Is composer B then doomed to become a Brahms imitator, with the only question the quality of his forgeries? History shows that this is clearly not the case, as many 20th- and 21st-century composers nurtured a love of classical music from a young age, yet found ways to move beyond their influences and create new and distinctive styles. We have been assuming all along that both composers A and B were writing music purely based on instinct, following whatever ideas their imagination, conditioned by their experience, suggested. But what if they were aware of this and constructed a system of rules to keep themselves from falling into the well-worn patterns of the familiar? By forcing themselves to write according to an unfamiliar set of rules, even awkward or constraining ones, composers can begin to realize possibilities beyond those suggested by blind instinct.

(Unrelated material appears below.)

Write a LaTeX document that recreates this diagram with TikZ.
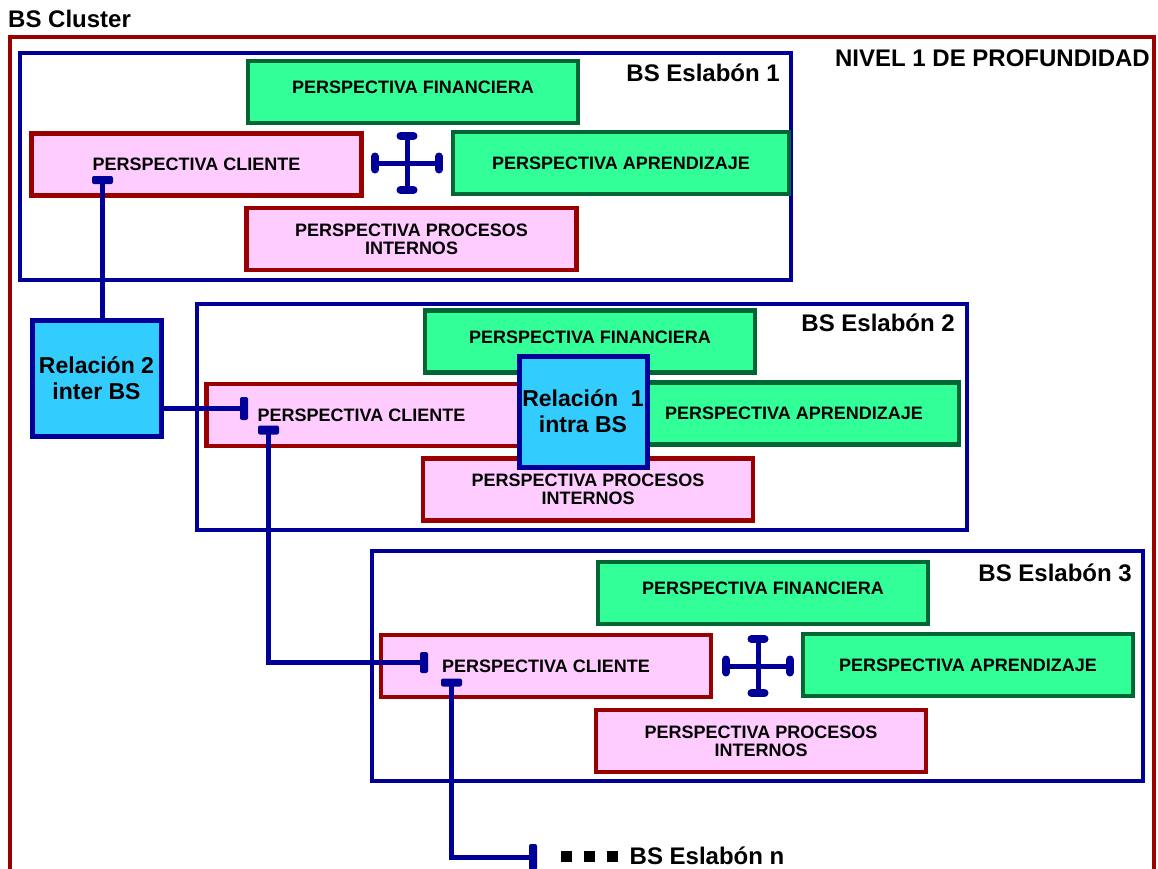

If they reject their musical instincts as a guide, composers still need some point of access into the terrifying blank space on the map marked Terra Incognita Musicalis (guarded by the menacing sea monster Writer’s Block). I would suggest that this is, in fact, the main role of musical structures—not as a well-marked path to escort listeners on a tour through the music, but as a compass to orient the composers themselves on their explorations into it. Or, to use another metaphor, composers who resist the temptation to build solely on the old foundation of their experiences still need some sort of scaffolding to hang their musical thoughts on until they can construct a new building of their own. It is not important whether the scaffolding is still visible once the building has been built; as long as it enables the composer to structure his or her ideas in a coherent yet innovative way, it has served its purpose.